Pengusaha Tahu Tempe Bakal Naikkan Harga usai Mogok Produksi
Sebanyak 5.000 pelaku Usaha Kecil Menengah yang tergabung Pusat Koperasi Produsen Tempe Tahu Indonesia DKI Jakarta menghentikan sementara proses produksi pada 1-3 Januari 2021 memprotes harga kedelai yang melonjak. Puskopti juga telah mengimbau kepada anggotanya untuk menaikkan harga jual minimal 20%.
Sekretaris Puskopti DKI Jakarta Handoko Mulyo, mengatakan aksi tersebut merupakan bentuk protes terhadap kenaikan harga bahan baku kedelai dari Rp 7.200 menjadi Rp 9.200 per kilogram. "Mulai 1 Januari 2021 sampai 3 Januari 2021 para pengrajin tempe tahu, berhenti produksi," kata Handoko, seperti dikutip dari Antara.
Handoko mengatakan aksi mogok produksi itu telah disampaikan kepada sekitar 5.000 produsen maupun pedagang tahu dan tempe di DKI Jakarta melalui surat nomor 01/Puskopti/DKI/XII/2020 yang dikeluarkan Puskopti DKI Jakarta pada 28 Desember 2020. Seruan mogok kerja itu juga disampaikan Handoko kepada jajaran pengurus di wilayah Provinsi Jawa Barat.
"Malam Sabtu sampai malam Minggu, tanggal 2 Januari 2021 semua tidak berjualan. Malam Senin tanggal 3 Januari 2021 sudah ada penjualan di pasar," ujarnya.
Namun Puskopti mengimbau kepada seluruh anggota untuk menaikkan harga jual tahu dan tempe minimal 20 persen dari harga awal untuk mengantisipasi kerugian. Komunikasi juga telah disampaikan kepada pedagang tahu tempe di Jawa Barat untuk menerapkan hal yang sama.
Kendati mogok produksi, para produsen dilarang untuk ntuk berbuat anarkis atau melanggar aturan hukum."Perbuatan melanggar hukum ditanggung sendiri akibatnya," katanya.
Sementara itu, Kementerian Perdagangan menjamin tahu dan tempe akan tetap tersedia di pasaran. – Sekretaris Jenderal Kementerian Perdagangan Suhanto mengatakan stok kedelai dipastikan cukup untuk kebutuhan industri tahu dan tempe nasional.
“Kementerian Perdagangan terus mendukung industri tahu tempe Indonesia.
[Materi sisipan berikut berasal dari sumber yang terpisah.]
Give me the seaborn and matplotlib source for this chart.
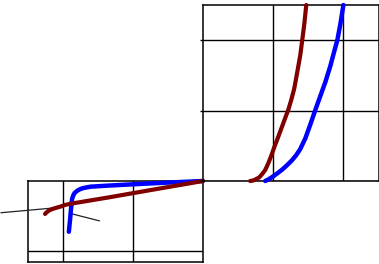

Dengan rencana penyesuaian harga, diharapkan masyarakat akan tetap dapat mengonsumsi tahu dan tempe yang diproduksi oleh perajin,” kata Suhanto dalam siaran pers.
Berdasarkan data Asosiasi Importir Kedelai Indonesia, para importir menyediakan stok kedelai di gudang 450.000 ton. “Apabila kebutuhan kedelai untuk para anggota Gakoptindo sebesar 150.000—160.000 ton/bulan, maka stok tersebut seharusnya masih cukup untuk memenuhi kebutuhan 2—3 bulan mendatang,” ujarnya.
Ia menjelaskan, harga kedelai dunia tercatat sebesar USD 12,95/bushels, naik 9 persen pada Desember dibandingkan bulan sebelumnya yang tercatat USD 11,92/bushels. Berdasarkan data The Food and Agriculture Organization (FAO), harga rata-rata kedelai pada Desember 2020 tercatat sebesar 461 USD/ton, naik 6 persen dibanding bulan sebelumnya yang tercatat 435 USD/ton.
Faktor utama penyebab kenaikan harga kedelai dunia, menurut dia, diakibatkan lonjakan permintaan kedelai dari Tiongkok kepada Amerika Serikat selaku eksportir kedelai terbesar dunia. Pada Desember 2020 permintaan kedelai Tiongkok naik 2 kali lipat, yaitu dari 15 juta ton menjadi 30 juta ton. Hal ini mengakibatkan berkurangnya kontainer di beberapa pelabuhan Amerika Serikat, seperti di Los Angeles, Long Beach, dan Savannah. Hal ini menghambat pasokan negara importir kedelai lain termasuk Indonesia.
“Untuk itu perlu dilakukan antisipasi pasokan kedelai oleh para importir karena stok saat ini tidak dapat segera ditambah mengingat kondisi harga dunia dan pengapalan yang terbatas.,” katanya.
Suhanto berharap importir yang masih memiliki stok kedelai untuk dapat memasok kebutuhan anggota Gakoptindo dengan tidak menaikan harga. Berdasarkan data BPS, saat ini harga rata-rata nasional kedelai pada Desember 2020 sebesar Rp11.298/kg. Harga ini turun 0,37 persen dibanding November 2020 dan turun 8,54 persen dibandingkan Desemeber 2019.